Hey Hamada,
Thanks for your question. Batch effects can indeed be a major concern in large datasets like TCGA-HNSC, where samples come from diverse tissue sites (e.g., oral cavity, larynx, pharynx), and this heterogeneity may reflect both technical artifacts and genuine biological differences. Distinguishing between the two is key, as blindly correcting for all unwanted variation risks removing meaningful signals related to tumor subtypes or anatomical origins.
Surrogate Variable Analysis (SVA) via the sva Bioconductor package is a solid choice for capturing latent batch effects in RNA-seq data, particularly when you lack explicit batch annotations (e.g., plate IDs or collection centers, which are available in TCGA metadata). SVA estimates surrogate variables (SVs) that represent unmodeled sources of variation, which you can then include as covariates in your DESeq2 design formula. This approach has been widely used in TCGA analyses and is recommended in the DESeq2 vignette for handling complex datasets.

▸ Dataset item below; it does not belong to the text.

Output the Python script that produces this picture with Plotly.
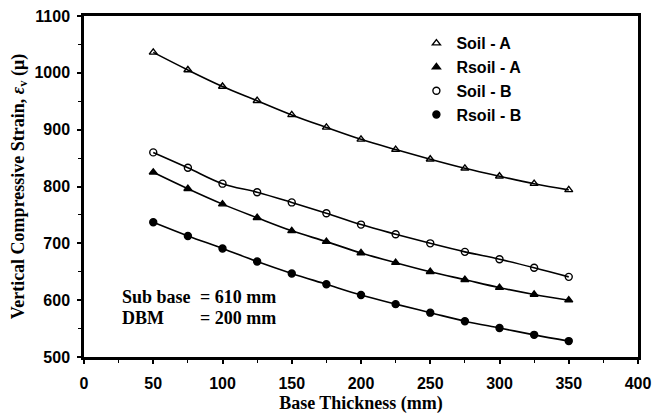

However, as the previous commenter noted, deciding on the number of SVs to include can feel somewhat subjective. A best practice is to use an iterative approach guided by diagnostics:
- Start by running SVA on your normalized counts (e.g., via
sva() or svaseq() for RNA-seq data). The function will estimate the number of SVs automatically, but you can refine this.
- Visualize the data before and after adjustment using principal component analysis (PCA). I recommend the PCAtools Bioconductor package for this, as it provides comprehensive tools to explore loadings, identify drivers of variation, and determine how many PCs to retain. For example, you can use
pca() on your variance-stabilized data (from DESeq2's vst()), then plot bi-plots and scree plots to assess if clusters align with known factors like tissue site or if they suggest technical batches.
- Check the association of estimated SVs with your variables of interest (e.g., via linear models or correlation tests) to ensure you're not over-correcting biological signals. If an SV strongly correlates with tissue origin, consider excluding it or modeling tissue explicitly in your design.
- Iterate: Adjust your model with varying numbers of SVs (e.g., top 2-5), re-run PCA, and evaluate if the correction reduces unwanted clustering without flattening biological differences.
If SVA feels too black-box or if you have known batch factors (check TCGA's Biospecimen data for plate/barcode info), alternatives could be more suitable:
- ComBat (from the sva package) or ComBat-seq (optimized for counts) if you have explicit batch labels. These are parametric methods that directly adjust for known effects while preserving biological variation.
- RUVSeq (from Bioconductor), as mentioned earlier, which uses negative control genes or residuals to estimate factors of unwanted variation. Mike Love's vignette on RUV (linked in the previous answer) is excellent for this, and it's integrated well with DESeq2.
- For TCGA specifically, some studies use limma's
removeBatchEffect() after voom transformation if working in a limma pipeline, but since you're mentioning DESeq2, stick to count-based methods to avoid data transformation issues.
In any case, always validate your correction by checking downstream results—e.g., do DE genes make biological sense in HNSC pathways (like TP53 signaling or HPV status)? Also, ensure you're using the latest versions: sva 3.50.0, DESeq2 1.42.0, and PCAtools 2.14.0 (as of Bioconductor 3.19).
If you share more details about your design (e.g., comparison groups or specific tissue subtypes), I can offer more tailored advice. Feel free to post example code or PCA plots if you're stuck.
Kevin
SVA is definitely an option. For inspiration (using RUVseq though, but for the end user it's similar) you might want to look into this exploratory analysis from the DESeq2 developer Mike Love where he addresses tackling unwanted variation in larger cohort sequencing data. From experience, the problem with these tools like SVA and RUV is that it is (at least to me) largely arbitrary how many of the surrogate variables or factors you eventually include into your design. Maybe someone has a best practice here, but in the end, to me, it's always "try-apply-stare at PCA plot-repeat" until your gut tells you it's "now fine" to proceed with DE analysis.